The website of the Colorado State Fire Chiefs' Association contains accounts of 32 chemical suicides from May 27, 2008, to Sept. 18, 2010, in Arizona, Arkansas, California, Colorado, Connecticut, Florida, Georgia, Illinois, Indiana, Missouri, New York, North Carolina, Pennsylvania, South Dakota and Utah, (excluding the Venice and Beverly Hills cases), as well as four suicide attempts in Colorado, Louisiana and Wisconsin.

So far this year, Michigan news outlets reported on Jan. 14, 2011, that a 28-year-old man been found dead from hydrogen sulfide poisoning in rural Lake County in that state's second detergent suicide. Six days after the Hollywood Hills case, police in Watertown Mass., discovered the body of a 32-year-old Massachusetts man inside a car with hydrogen sulfide warning signs. Together, the reports account for 38 deaths.

Despite the relatively small numbers, Winter described himself as "a little concerned about putting the idea in people's heads that don't know about it." His remarks echoed those of Wylie Tene, spokesman for the American Foundation for Suicide Prevention in New York, who called chemical suicides "a very rare occurrence and we don't want it to become a popular thing."

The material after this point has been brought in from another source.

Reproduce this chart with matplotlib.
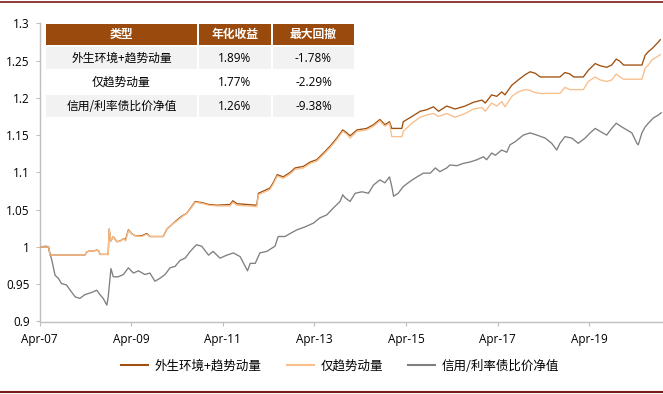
import matplotlib
matplotlib.use("Agg")
import matplotlib.pyplot as plt
from matplotlib.lines import Line2D
import numpy as np

plt.rcParams['font.family'] = ['Noto Sans CJK SC', 'DejaVu Sans']

# ---- data ----
strat_t = [2007.25, 2007.45, 2007.48, 2008.24, 2008.28, 2008.35, 2008.42, 2008.50, 2008.55, 2008.57,
           2008.75, 2008.77, 2008.81, 2008.86, 2008.94, 2009.01, 2009.08, 2009.13, 2009.19, 2009.26,
           2009.34, 2009.48, 2009.59, 2009.66, 2009.95, 2010.03, 2010.14, 2010.25, 2010.35, 2010.46,
           2010.57, 2010.65, 2010.83, 2010.94, 2011.12, 2011.41, 2011.47, 2011.56, 2011.99, 2012.03,
           2012.21, 2012.28, 2012.35, 2012.44, 2012.57, 2012.72, 2012.83, 2013.01, 2013.16, 2013.30,
           2013.45, 2013.59, 2013.74, 2013.87, 2013.96, 2014.03, 2014.18, 2014.39, 2014.54, 2014.68,
           2014.79, 2014.89, 2014.94, 2015.16, 2015.19, 2015.38, 2015.56, 2015.70, 2015.85, 2015.96,
           2016.14, 2016.32, 2016.54, 2016.72, 2016.91, 2016.98, 2017.12, 2017.23, 2017.34, 2017.41,
           2017.56, 2017.70, 2017.85, 2017.96, 2018.07, 2018.18, 2018.61, 2018.72, 2018.83, 2018.91,
           2019.12, 2019.23, 2019.38, 2019.49, 2019.63, 2019.74, 2019.84, 2019.92, 2020.00, 2020.40,
           2020.47, 2020.54, 2020.62, 2020.73, 2020.80]
env_trend = [1.000, 1.000, 0.989, 0.989, 0.993, 0.995, 0.994, 0.996, 0.994, 0.990,
             0.990, 1.024, 1.008, 1.014, 1.007, 1.008, 1.011, 1.010, 1.023, 1.018,
             1.015, 1.015, 1.018, 1.014, 1.014, 1.024, 1.030, 1.036, 1.041, 1.045,
             1.054, 1.061, 1.059, 1.057, 1.056, 1.057, 1.062, 1.058, 1.056, 1.072,
             1.077, 1.079, 1.086, 1.097, 1.094, 1.100, 1.106, 1.108, 1.114, 1.117,
             1.126, 1.135, 1.146, 1.157, 1.153, 1.149, 1.157, 1.159, 1.164, 1.171,
             1.164, 1.168, 1.159, 1.159, 1.168, 1.175, 1.182, 1.184, 1.188, 1.182,
             1.189, 1.185, 1.189, 1.194, 1.197, 1.193, 1.204, 1.202, 1.208, 1.204,
             1.217, 1.224, 1.231, 1.235, 1.233, 1.228, 1.228, 1.234, 1.232, 1.228,
             1.228, 1.237, 1.246, 1.243, 1.241, 1.244, 1.252, 1.249, 1.244, 1.244,
             1.257, 1.262, 1.266, 1.273, 1.278]
trend_only = [1.000, 1.000, 0.989, 0.989, 0.993, 0.995, 0.994, 0.996, 0.994, 0.990,
              0.990, 1.024, 1.008, 1.014, 1.007, 1.008, 1.011, 1.008, 1.022, 1.018,
              1.015, 1.014, 1.017, 1.014, 1.014, 1.024, 1.030, 1.035, 1.040, 1.045,
              1.053, 1.060, 1.058, 1.056, 1.055, 1.055, 1.060, 1.056, 1.054, 1.070,
              1.075, 1.077, 1.084, 1.095, 1.092, 1.098, 1.104, 1.106, 1.112, 1.115,
              1.124, 1.133, 1.144, 1.155, 1.151, 1.146, 1.155, 1.157, 1.162, 1.169,
              1.162, 1.166, 1.148, 1.148, 1.155, 1.166, 1.174, 1.177, 1.179, 1.175,
              1.179, 1.174, 1.179, 1.185, 1.187, 1.182, 1.193, 1.189, 1.195, 1.188,
              1.202, 1.208, 1.211, 1.210, 1.207, 1.206, 1.206, 1.214, 1.211, 1.211,
              1.211, 1.222, 1.228, 1.224, 1.222, 1.224, 1.232, 1.228, 1.225, 1.225,
              1.240, 1.244, 1.251, 1.255, 1.258]

bond_t = [2007.25, 2007.40, 2007.44, 2007.52, 2007.59, 2007.66, 2007.73, 2007.84, 2007.92, 2008.03,
          2008.13, 2008.24, 2008.39, 2008.50, 2008.57, 2008.64, 2008.72, 2008.75, 2008.81, 2008.86,
          2008.97, 2009.08, 2009.19, 2009.30, 2009.41, 2009.55, 2009.66, 2009.77, 2009.88, 2009.99,
          2010.10, 2010.21, 2010.32, 2010.43, 2010.54, 2010.63, 2010.68, 2010.79, 2010.94, 2011.04,
          2011.19, 2011.34, 2011.48, 2011.63, 2011.74, 2011.79, 2011.85, 2011.96, 2012.06, 2012.21,
          2012.39, 2012.46, 2012.61, 2012.72, 2012.87, 2013.05, 2013.23, 2013.37, 2013.52, 2013.66,
          2013.81, 2013.87, 2013.92, 2014.03, 2014.14, 2014.29, 2014.43, 2014.54, 2014.68, 2014.79,
          2014.89, 2014.94, 2014.98, 2015.08, 2015.19, 2015.34, 2015.49, 2015.63, 2015.78, 2015.89,
          2015.99, 2016.14, 2016.21, 2016.36, 2016.50, 2016.65, 2016.80, 2016.94, 2017.01, 2017.12,
          2017.20, 2017.34, 2017.45, 2017.52, 2017.63, 2017.81, 2017.96, 2018.11, 2018.29, 2018.43,
          2018.54, 2018.61, 2018.72, 2018.87, 2019.01, 2019.16, 2019.27, 2019.38, 2019.49, 2019.63,
          2019.74, 2019.84, 2019.96, 2020.07, 2020.18, 2020.29, 2020.32, 2020.40, 2020.47, 2020.54,
          2020.65, 2020.76, 2020.82]
bond_ratio = [1.000, 1.001, 1.000, 0.982, 0.962, 0.958, 0.951, 0.949, 0.942, 0.933,
              0.931, 0.936, 0.939, 0.942, 0.936, 0.931, 0.922, 0.933, 0.971, 0.960,
              0.960, 0.963, 0.972, 0.965, 0.968, 0.963, 0.965, 0.954, 0.958, 0.963,
              0.972, 0.974, 0.982, 0.985, 0.994, 1.000, 1.003, 1.001, 0.989, 0.994,
              0.985, 0.989, 0.992, 0.987, 0.974, 0.968, 0.978, 0.978, 0.992, 0.994,
              1.001, 1.014, 1.014, 1.018, 1.023, 1.027, 1.032, 1.039, 1.043, 1.052,
              1.061, 1.070, 1.066, 1.061, 1.072, 1.074, 1.072, 1.083, 1.090, 1.086,
              1.094, 1.081, 1.068, 1.072, 1.081, 1.088, 1.094, 1.099, 1.099, 1.106,
              1.101, 1.106, 1.110, 1.109, 1.112, 1.114, 1.117, 1.121, 1.117, 1.126,
              1.123, 1.130, 1.127, 1.137, 1.141, 1.150, 1.153, 1.150, 1.146, 1.139,
              1.130, 1.139, 1.148, 1.146, 1.139, 1.146, 1.153, 1.159, 1.155, 1.150,
              1.159, 1.166, 1.161, 1.157, 1.153, 1.139, 1.137, 1.153, 1.161, 1.166,
              1.173, 1.177, 1.180]

series_names = ['外生环境+趋势动量', '仅趋势动量', '信用/利率债比价净值']
table_header = ['类型', '年化收益', '最大回撤']
ann_return = ['1.89%', '1.77%', '1.26%']
max_drawdown = ['-1.78%', '-2.29%', '-9.38%']

tick_years = [2007.25, 2009.25, 2011.25, 2013.25, 2015.25, 2017.25, 2019.25]
tick_labels = ['Apr-07', 'Apr-09', 'Apr-11', 'Apr-13', 'Apr-15', 'Apr-17', 'Apr-19']
y_ticks = [0.9, 0.95, 1.0, 1.05, 1.1, 1.15, 1.2, 1.25, 1.3]
y_labels = ['0.9', '0.95', '1', '1.05', '1.1', '1.15', '1.2', '1.25', '1.3']

# ---- styling ----
c_dark = '#A0500F'
c_light = '#F9BE8A'
c_gray = '#7F7F7F'
c_head = '#9A4A0C'
c_border = '#7B1A1A'

W, H = 663, 394
fig = plt.figure(figsize=(W / 100, H / 100), dpi=100)
ax = fig.add_axes([39.5 / W, 1 - 321.5 / H, (W - 39.5) / W, (321.5 - 23.3) / H])

ax.plot(bond_t, bond_ratio, color=c_gray, lw=0.95, zorder=2)
ax.plot(strat_t, env_trend, color=c_dark, lw=0.95, zorder=3)
ax.plot(strat_t, trend_only, color=c_light, lw=0.95, zorder=4)

ax.set_xlim(2007.25, 2020.86)
ax.set_ylim(0.9, 1.3)
ax.set_xticks(tick_years)
ax.set_xticklabels(tick_labels)
ax.set_yticks(y_ticks)
ax.set_yticklabels(y_labels)
for s in ['top', 'right']:
    ax.spines[s].set_visible(False)
for s in ['left', 'bottom']:
    ax.spines[s].set_color('#BFBFBF')
    ax.spines[s].set_linewidth(1.0)
ax.tick_params(axis='both', direction='out', length=3, color='#BFBFBF',
               labelsize=8.5, labelcolor='#000000', pad=4)
ax.tick_params(axis='x', pad=5)
for lab in ax.get_xticklabels() + ax.get_yticklabels():
    lab.set_family(['Open Sans', 'DejaVu Sans'])

# ---- table drawn in figure pixel space ----
def fx(px):
    return px / W

def fy(py):
    return 1 - py / H

cols = [45, 198, 272, 355]
rows = [23, 46, 70, 94, 118]
fills = [c_head, '#F2F2F2', '#FFFFFF', '#F2F2F2']
cells = [table_header] + [[series_names[i], ann_return[i], max_drawdown[i]] for i in range(3)]
for r in range(4):
    for c in range(3):
        x0, x1 = cols[c], cols[c + 1]
        y0, y1 = rows[r], rows[r + 1]
        rect = plt.Rectangle((fx(x0 + 0.75), fy(y1 - 0.75)), fx(x1 - x0 - 1.5), (y1 - y0 - 1.5) / H,
                             transform=fig.transFigure, facecolor=fills[r], edgecolor='none', zorder=5)
        fig.add_artist(rect)
        txt = cells[r][c]
        is_num = r > 0 and c > 0
        fig.text(fx((x0 + x1) / 2), fy((y0 + y1) / 2), txt,
                 ha='center', va='center', fontsize=8.5,
                 color='white' if r == 0 else 'black',
                 fontweight='bold' if r == 0 else 'normal',
                 family=['Open Sans', 'Noto Sans CJK SC'] if is_num else ['Noto Sans CJK SC', 'DejaVu Sans'],
                 zorder=6)

# ---- legend ----
handles = [Line2D([], [], color=c_dark, lw=1.5),
           Line2D([], [], color=c_light, lw=1.5),
           Line2D([], [], color=c_gray, lw=1.5)]
fig.legend(handles, series_names, loc='center', bbox_to_anchor=(fx(340), fy(366)),
           ncol=3, frameon=False, fontsize=9, handlelength=2.2, handletextpad=0.5,
           columnspacing=2.0)

# ---- border lines ----
fig.add_artist(Line2D([0, 1], [fy(1.5), fy(1.5)], transform=fig.transFigure, color=c_border, lw=1.2))
fig.add_artist(Line2D([0, 1], [fy(391.5), fy(391.5)], transform=fig.transFigure, color=c_border, lw=1.5))

fig.savefig('out.png', dpi=100)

At the University of Texas Southwestern Medical Center in Dallas, Dr. Kurt Kleinschmidt, program director in medical toxicology, said that although his medical center hasn't encountered any cases, "the recipes are out there. They're well thought-out."

Nevertheless, he said that those who carry out their suicide plans "represent the smaller portion of your suicidal population. Most folks are out to make a gesture or make a statement."

Austin, however, was determined to bring his sadness to an end. Coulter shared a heartbreaking image Austin took with his cellphone the night before killing himself. "I think it was his way of showing just how sad he was," his mother said. "I don't know who it was intended for... maybe everyone."

Austin Mueller, 18, was a talented artist and astrophysics student at Southwestern Illinois College in Belleville, Ill., when he committed chemical suicide on May 5, 2010, after a long struggle with depression.